La perte de chance, ce n’est pas une vue de l’esprit : c’est un préjudice à part entière. Le Code civil, via l’article 1240, nous rappelle que toute faute causant un dommage engage la responsabilité. Et cette « disparition actuelle et certaine d’une éventualité favorable » pour reprendre la formule consacrée, suffit, dès lors qu’elle repose sur une probabilité raisonnable. Pas besoin que le dommage soit totalement réalisé : il suffit que la faute ait privé la victime d’une réelle possibilité d’éviter une situation défavorable ou d’en tirer un avantage. Le juge n’indemnise donc pas tout le dommage, mais une fraction, en fonction de la chance perdue.
Dans l’affaire jugée, tout commence en 2008. La SCI Les Baobabs achète, par acte notarié, un terrain destiné à accueillir des bureaux. Sauf que le lotissement n’est pas terminé, l’autorisation de vente préalable fait défaut, et le permis de construire s’évapore. Le notaire n’a rien vu, ou plutôt, il n’a rien dit. La SCI assigne donc le notaire pour manquement à son devoir de conseil. La cour d’appel, si elle reconnaît la faute, refuse pourtant l’indemnisation. Motif : la SCI demandait la réparation intégrale de son préjudice (perte d’exploitation, frais engagés), alors qu’il ne s’agirait au mieux que d’une perte de chance… qui n’était pas expressément demandée. Résultat : rejet.
La Cour de cassation n’a pas laissé passer. Elle affirme que le juge peut et doit examiner l’existence d’une perte de chance même si la demande ne visait que la réparation intégrale. À une condition : inviter les parties à s’exprimer sur ce fondement. Et surtout, une fois la perte de chance constatée, le juge ne peut pas refuser de l’indemniser, sous peine de violer les articles 1240 du Code civil et 4 et 5 du Code de procédure civile. Il n’est plus question de se retrancher derrière une erreur de qualification : le juge doit statuer en cohérence avec ce qu’il constate.

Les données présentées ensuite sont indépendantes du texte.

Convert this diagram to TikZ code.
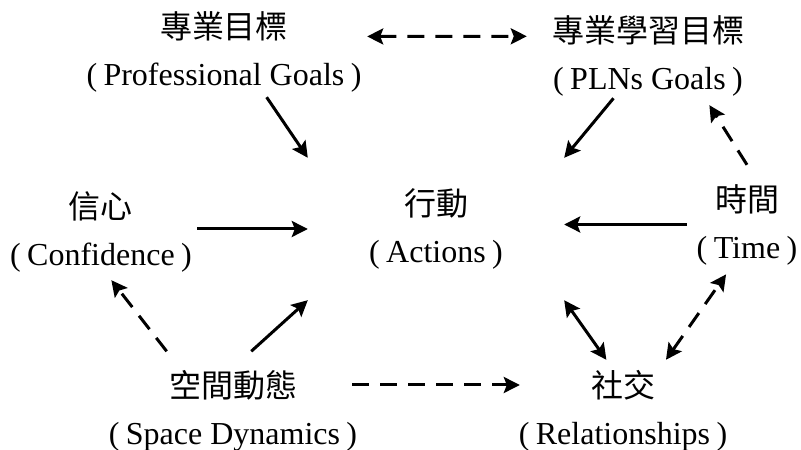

Et c’est là que le travail de l’expert prend tout son sens. Car si le juge doit trancher, encore faut-il lui fournir les bons outils. Un bon rapport d’expertise peut faire la différence. Les experts savent calculer la perte de chance. Ils savent modéliser les scénarios perdus, estimer les revenus manqués, chiffrer la probabilité d’un résultat favorable. Ce n’est pas une question d’intuition mais de méthode : projections financières, comparables, études de marché, chronologie des événements… L’expert ne réécrit pas l’histoire, mais il permet au juge d’en mesurer le tournant.
Il ne s’agit pas seulement de dire qu’une chance a été perdue : il faut démontrer ce qu’elle valait. Et plus l’analyse est argumentée, structurée, chiffrée, plus le juge pourra prendre une décision éclairée. C’est aussi ce que rappelle la Cour : l’indemnisation de la perte de chance ne dépend pas de la production de factures, mais de l’existence d’un préjudice. Même si la victime a engagé des frais en connaissance de cause, encore faut-il vérifier si ces dépenses n’étaient pas rendues inévitables par la faute.
Dans la pratique, il devient donc prudent voire indispensable d’intégrer un poste « perte de chance » dans les conclusions. Même à titre subsidiaire. Et d’anticiper la requalification. Cela suppose de bien documenter le contexte : promesse de bail, démarches préparatoires, faisabilité technique ou juridique du projet, autant d’éléments qui permettent de démontrer que l’opportunité était réelle et sérieuse. Ensuite, il faut oser chiffrer la chance perdue, en expliquant les hypothèses, les sources, la méthode.
En clair : la perte de chance n’est pas un filet de secours, ni un artifice procédural. C’est un levier d’indemnisation légitime. Et pour qu’il fonctionne, il faut un dossier solide, un raisonnement rigoureux, et une articulation claire entre les faits, la faute, et la probabilité manquée. Le juge est désormais tenu de réparer. À nous de lui donner les moyens de le faire.